We developed new words to describe the sounds made from ours, and other Jeeps moaning and groaning over obstacles. We lost count early on the first day for all the graunches, scrunches, and grundy-thunks emanating from the underside of Rubi as it dragged its skid plates over rocks, logs, stumps, and high ground. After a water crossing, we noticed the brakes (which continued to operate fine) made new, strange noises, and we joked that it was from frogs we had collected.

The new JL generation is excellent at what it does off-road, and by the end of the event, everyone I spoke to seemed to give it the respect it deserves. I suspect there are still Jeepers out there with decades-old machines that have been rebuilt several times who look to the electronics of the new Wrangler warily, wondering how long they can practically last in such a hostile environment.

And you know, maybe there is a little too much technology in the new Wrangler.
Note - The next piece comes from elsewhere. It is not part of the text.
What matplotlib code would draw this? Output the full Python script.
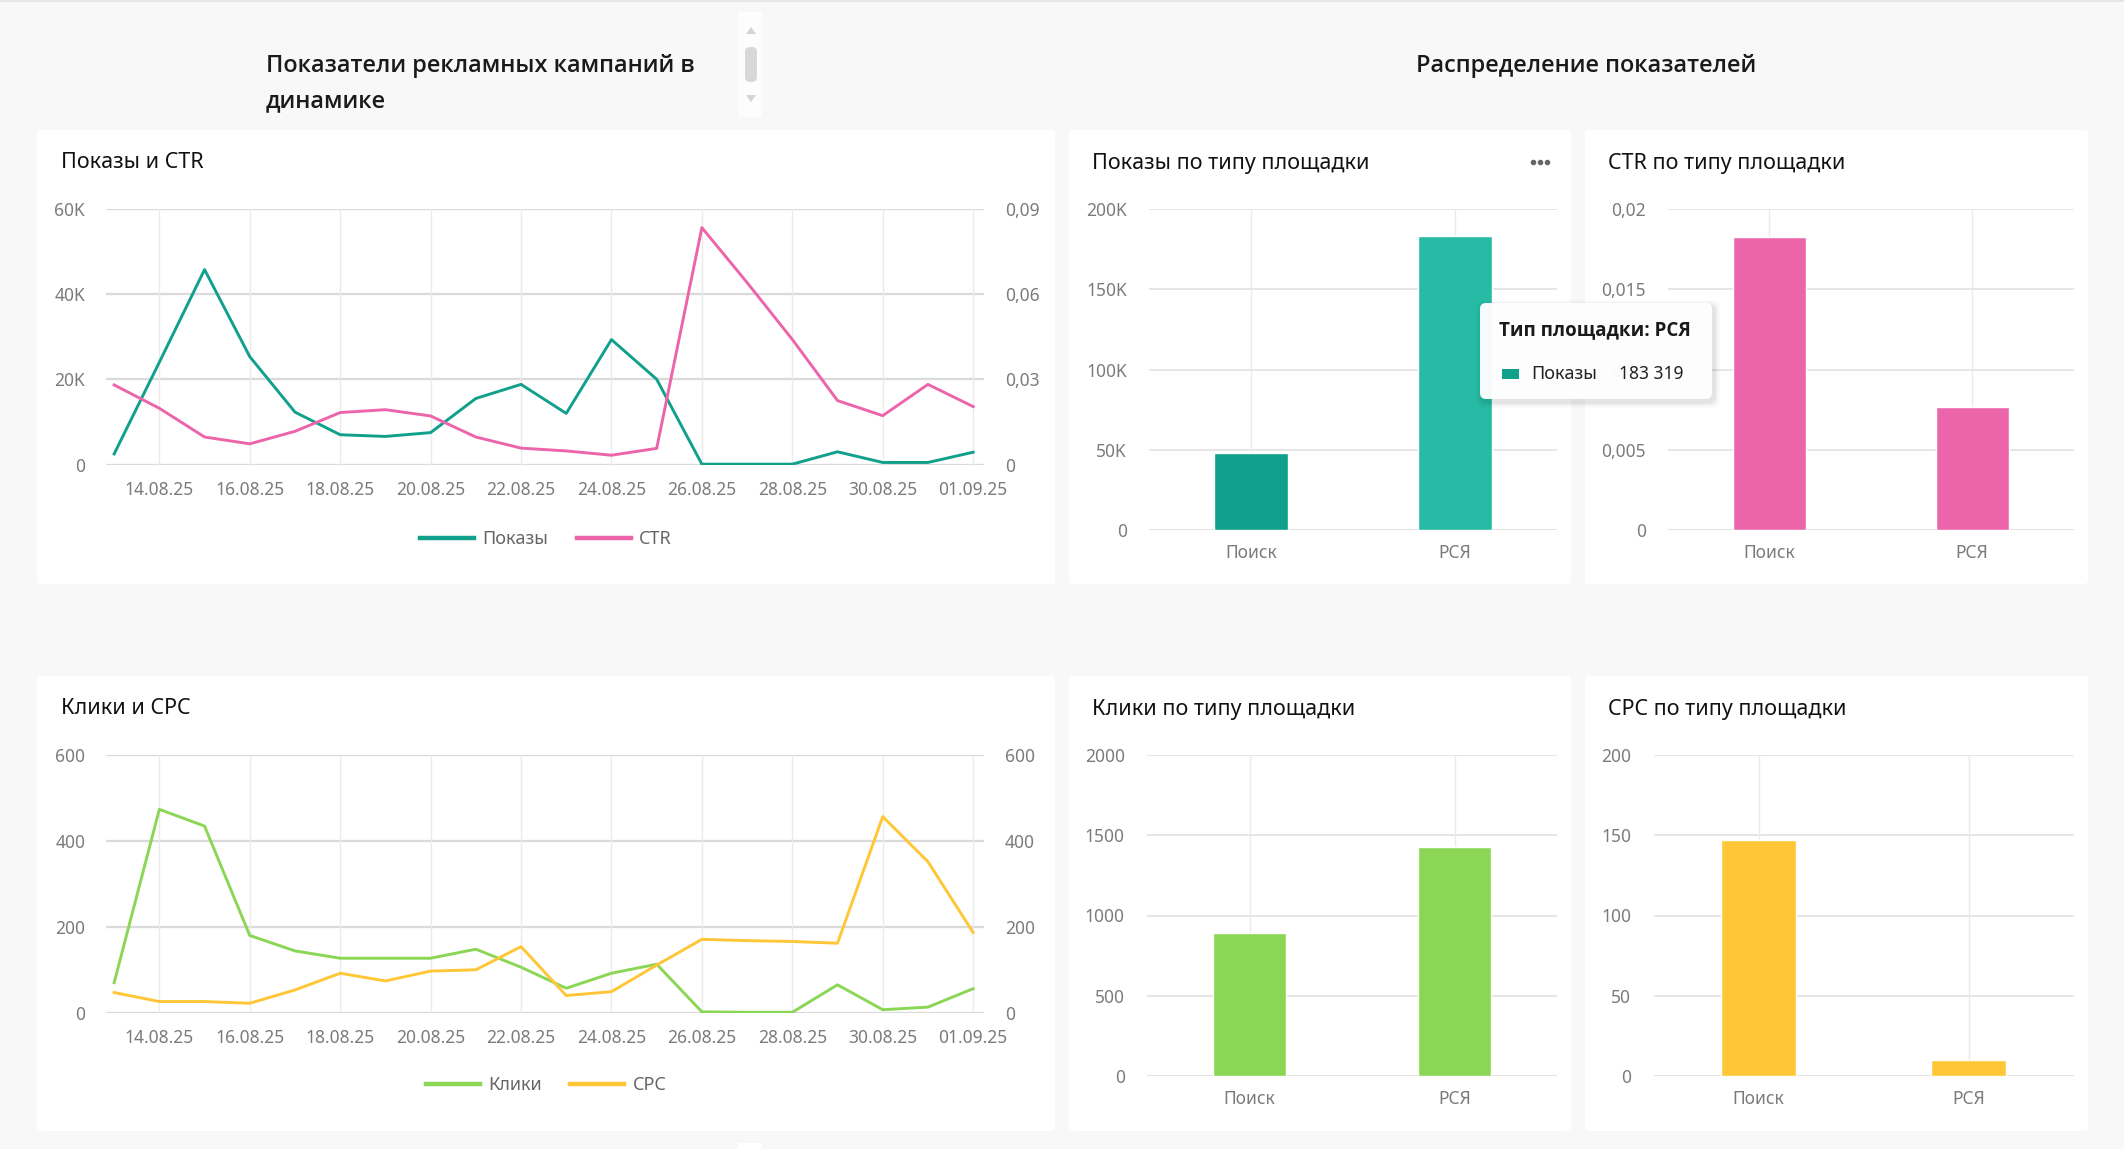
import matplotlib
matplotlib.use('Agg')
import matplotlib.pyplot as plt
from matplotlib.patches import FancyBboxPatch, Rectangle, Polygon
from matplotlib.lines import Line2D
from matplotlib.ticker import FuncFormatter, FixedLocator

plt.rcParams['font.family'] = ['Noto Sans', 'DejaVu Sans']
BOLD_FAMILY = ['Open Sans', 'Lato', 'Roboto', 'DejaVu Sans']

# ---------------- data ----------------
dates = ['13.08.25', '14.08.25', '15.08.25', '16.08.25', '17.08.25', '18.08.25',
         '19.08.25', '20.08.25', '21.08.25', '22.08.25', '23.08.25', '24.08.25',
         '25.08.25', '26.08.25', '27.08.25', '28.08.25', '29.08.25', '30.08.25',
         '31.08.25', '01.09.25']
shows = [2500, 24000, 45700, 25300, 12300, 7000, 6600, 7500, 15500, 18800,
         12000, 29300, 20000, 100, 100, 100, 3000, 500, 500, 2900]
ctr = [0.0280, 0.0198, 0.0097, 0.0073, 0.0117, 0.0183, 0.0193, 0.0171, 0.0097, 0.0058,
       0.0048, 0.0033, 0.0057, 0.0833, 0.0640, 0.0440, 0.0225, 0.0172, 0.0282, 0.0204]
clicks = [70, 474, 435, 180, 144, 127, 127, 127, 148, 106,
          57, 92, 113, 2, 1, 1, 65, 7, 13, 56]
cpc = [47, 26, 26, 22, 53, 92, 74, 97, 100, 154,
       40, 49, 111, 171, 168, 166, 162, 457, 352, 187]

platforms = ['Поиск', 'РСЯ']
shows_by_platform = [48000, 183319]
ctr_by_platform = [0.0183, 0.0077]
clicks_by_platform = [891, 1426]
cpc_by_platform = [147, 9.6]

# ---------------- style ----------------
W, H = 2124, 1149
BG = '#f8f8f8'
TEAL = '#10a08c'
TEAL_LIGHT = '#27bba6'
PINK = '#ec65aa'
GREEN = '#8bd655'
YELLOW = '#ffc636'
TICK = '#7b7b7b'
HGRID = '#dadada'
VGRID = '#ebebeb'
TICK_FS = 12.5

fig = plt.figure(figsize=(W / 100, H / 100), dpi=100, facecolor=BG)

bg = fig.add_axes([0, 0, 1, 1], zorder=-10)
bg.set_xlim(0, W)
bg.set_ylim(H, 0)
bg.axis('off')

fg = fig.add_axes([0, 0, 1, 1], zorder=20)
fg.set_xlim(0, W)
fg.set_ylim(H, 0)
fg.axis('off')
fg.patch.set_alpha(0)


def panel(x0, y0, x1, y1):
    bg.add_patch(FancyBboxPatch((x0, y0), x1 - x0, y1 - y0,
                                boxstyle='round,pad=0,rounding_size=4',
                                fc='white', ec='none'))


def px_axes(x0, y0, x1, y1, **kw):
    return fig.add_axes([x0 / W, 1 - y1 / H, (x1 - x0) / W, (y1 - y0) / H], **kw)


# top border line
bg.add_patch(Rectangle((0, 0), W, 2, fc='#e6e6e6', ec='none'))

# header texts
HEAD_FS = 16.9
bg.text(266, 66, 'Показатели рекламных кампаний в', fontsize=HEAD_FS, fontweight='semibold',
        family=BOLD_FAMILY, color='#1a1a1a', va='center', ha='left')
bg.text(266, 101, 'динамике', fontsize=HEAD_FS, fontweight='semibold',
        family=BOLD_FAMILY, color='#1a1a1a', va='center', ha='left')
bg.text(1586, 66, 'Распределение показателей', fontsize=HEAD_FS, fontweight='semibold',
        family=BOLD_FAMILY, color='#1a1a1a', va='center', ha='center')

# scrollbar widget
bg.add_patch(Rectangle((738, 12), 24, 105, fc='#fdfdfd', ec='none'))
bg.add_patch(FancyBboxPatch((745, 47), 12, 35, boxstyle='round,pad=0,rounding_size=5',
                            fc='#d8d8d8', ec='none'))
bg.add_patch(Polygon([(746, 34), (756, 34), (751, 27)], closed=True, fc='#d4d4d4', ec='none'))
bg.add_patch(Polygon([(746, 95), (756, 95), (751, 102)], closed=True, fc='#d4d4d4', ec='none'))
bg.add_patch(Rectangle((738, 1143), 24, 6, fc='white', ec='none'))

# panels
panel(37, 130, 1055, 584)
panel(1069, 130, 1571, 584)
panel(1585, 130, 2088, 584)
panel(37, 676, 1055, 1131)
panel(1069, 676, 1571, 1131)
panel(1585, 676, 2088, 1131)

TITLE_FS = 15.5
bg.text(61, 163, 'Показы и CTR', fontsize=TITLE_FS, color='#111', va='center')
bg.text(1092, 163, 'Показы по типу площадки', fontsize=TITLE_FS, color='#111', va='center')
bg.text(1608, 163, 'CTR по типу площадки', fontsize=TITLE_FS, color='#111', va='center')
bg.text(61, 709, 'Клики и CPC', fontsize=TITLE_FS, color='#111', va='center')
bg.text(1092, 709, 'Клики по типу площадки', fontsize=TITLE_FS, color='#111', va='center')
bg.text(1608, 709, 'CPC по типу площадки', fontsize=TITLE_FS, color='#111', va='center')
bg.plot([1532.5, 1539.5, 1546.5], [162, 162, 162], 'o', ms=3, color='#666')


def k_fmt(v, p):
    return '0' if v == 0 else f'{int(round(v / 1000))}K'


def dec_fmt(v, p):
    return '0' if v == 0 else ('%g' % round(v, 4)).replace('.', ',')


def int_fmt(v, p):
    return f'{int(round(v))}'


def style_common(ax):
    ax.set_facecolor('none')
    for s in ax.spines.values():
        s.set_visible(False)
    ax.tick_params(length=0, labelsize=TICK_FS, labelcolor=TICK)


def line_chart(box, y1vals, y2vals, c1, c2, ylim1, yt1, f1, ylim2, yt2, f2, names, legend_y):
    ax = px_axes(*box)
    style_common(ax)
    x = list(range(len(dates)))
    ax.set_xlim(-0.18, len(dates) - 1 + 0.24)
    ax.set_ylim(*ylim1)
    ax.yaxis.set_major_locator(FixedLocator(yt1))
    ax.yaxis.set_major_formatter(FuncFormatter(f1))
    tick_idx = list(range(1, len(dates), 2))
    ax.set_xticks(tick_idx)
    ax.set_xticklabels([dates[i] for i in tick_idx])
    ax.tick_params(axis='y', pad=15)
    ax.tick_params(axis='x', pad=11.5)
    for v in yt1:
        ax.axhline(v, color=HGRID, lw=1.6, zorder=0)
    for i in tick_idx:
        ax.axvline(i, color=VGRID, lw=1.0, zorder=0)
    ax.plot(x, y1vals, color=c1, lw=2.1, zorder=3, solid_joinstyle='round')
    ax2 = ax.twinx()
    style_common(ax2)
    ax2.set_ylim(*ylim2)
    ax2.yaxis.set_major_locator(FixedLocator(yt2))
    ax2.yaxis.set_major_formatter(FuncFormatter(f2))
    ax2.tick_params(axis='y', pad=15)
    ax2.plot(x, y2vals, color=c2, lw=2.1, zorder=3, solid_joinstyle='round')
    handles = [Line2D([], [], color=c1, lw=3.2), Line2D([], [], color=c2, lw=3.2)]
    leg = fig.legend(handles, names, loc='center', bbox_to_anchor=(546 / W, 1 - legend_y / H),
                     ncol=2, frameon=False, fontsize=13, handlelength=3.0,
                     handletextpad=0.45, columnspacing=1.6)
    for t in leg.get_texts():
        t.set_color('#666')
    return ax, ax2


line_chart((106, 208.6, 984, 464.6), shows, ctr, TEAL, PINK,
           (0, 60000), [0, 20000, 40000, 60000], k_fmt,
           (0, 0.09), [0, 0.03, 0.06, 0.09], dec_fmt,
           ['Показы', 'CTR'], 539)

line_chart((106, 755.3, 984, 1012.7), clicks, cpc, GREEN, YELLOW,
           (0, 600), [0, 200, 400, 600], int_fmt,
           (0, 600), [0, 200, 400, 600], int_fmt,
           ['Клики', 'CPC'], 1085)


def bar_chart(box, vals, colors, ylim, yt, fmt):
    ax = px_axes(*box)
    style_common(ax)
    x = list(range(len(platforms)))
    ax.set_xlim(-0.5, len(platforms) - 0.5)
    ax.set_ylim(*ylim)
    ax.yaxis.set_major_locator(FixedLocator(yt))
    ax.yaxis.set_major_formatter(FuncFormatter(fmt))
    ax.set_xticks(x)
    ax.set_xticklabels(platforms)
    ax.tick_params(axis='y', pad=16)
    ax.tick_params(axis='x', pad=10)
    for v in yt:
        ax.axhline(v, color=HGRID if v == 0 else '#e6e6e6', lw=1.8 if v == 0 else 1.4, zorder=0)
    for i in x:
        ax.axvline(i, color=VGRID, lw=1.0, zorder=0)
    ax.bar(x, vals, width=0.36, color=colors, edgecolor='white', linewidth=1.0, zorder=2)
    return ax


bar_chart((1149, 209.3, 1557, 530), shows_by_platform, [TEAL, TEAL_LIGHT],
          (0, 200000), [0, 50000, 100000, 150000, 200000], k_fmt)
bar_chart((1668, 209.3, 2073.5, 530), ctr_by_platform, [PINK, PINK],
          (0, 0.02), [0, 0.005, 0.01, 0.015, 0.02], dec_fmt)
bar_chart((1147, 755.3, 1557, 1075.7), clicks_by_platform, [GREEN, GREEN],
          (0, 2000), [0, 500, 1000, 1500, 2000], int_fmt)
bar_chart((1653.5, 755.3, 2073.5, 1075.7), cpc_by_platform, [YELLOW, YELLOW],
          (0, 200), [0, 50, 100, 150, 200], int_fmt)

# tooltip
for i, a in enumerate([0.05, 0.035, 0.02]):
    d = 2 + i * 2
    fg.add_patch(FancyBboxPatch((1480 - d + 2, 303 - d + 3), 232 + 2 * d, 96 + 2 * d,
                                boxstyle='round,pad=0,rounding_size=8',
                                fc='black', ec='none', alpha=a))
fg.add_patch(FancyBboxPatch((1480, 303), 232, 96, boxstyle='round,pad=0,rounding_size=6',
                            fc='white', ec='none', alpha=0.96))
fg.text(1499, 330, 'Тип площадки: РСЯ', fontsize=13.5, fontweight='bold', family=BOLD_FAMILY,
        color='#1a1a1a', va='center', ha='left')
fg.add_patch(Rectangle((1502, 369), 17, 10, fc=TEAL, ec='none'))
fg.text(1531, 374, 'Показы', fontsize=13, color='#222', va='center', ha='left')
fg.text(1619, 374, '183 319', fontsize=12.5, color='#222', va='center', ha='left')

fig.savefig('out.png', dpi=100, facecolor=BG)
The Trail Guides bemoaned the bright LED running lights of the JL, that would blind them as Rubi climbed up and over obstacles while they tried to give directions. The blind-spot monitor sensors had enough of the close proximity of navigating between trees and gave up, firing a warning light on the dash until Rubi was shut down and restarted. And the Apple CarPlay decided to go on strike for two days, suddenly re-appearing mid-way through Saturday’s trail ride for no apparent reason.

Compared to Allie’s TJ, there is definitely some character lost in this new, smoother, more sophisticated machine. But then, the same is true for almost any vehicle that’s continuously evolved and improved over decades. It’s nice having a vehicle that features the creature comforts (and safety) one expects from a new machine, especially if it’s going to be daily driven. It’s remarkable to find a new vehicle that does all that, and can even hang with lightly modified Wranglers in a harsh, off-road world.

For me, if I were buying a new one, I’d skip some of the options that drove the as-tested price of Rubi to $60,000, and spec a two-door Rubicon with a stick-shift to get a more visceral driving experience and a smaller rig that can get into tighter spaces on the trail.

Until that day comes, it looks like Allie and I will look at ways to make the old TJ even more capable and durable for all our future Jamborees. And we hope there will be many, since there’s no better way to enjoy the camaraderie of the Jeep community, and seeing just what a Jeep can do than at a Jamboree.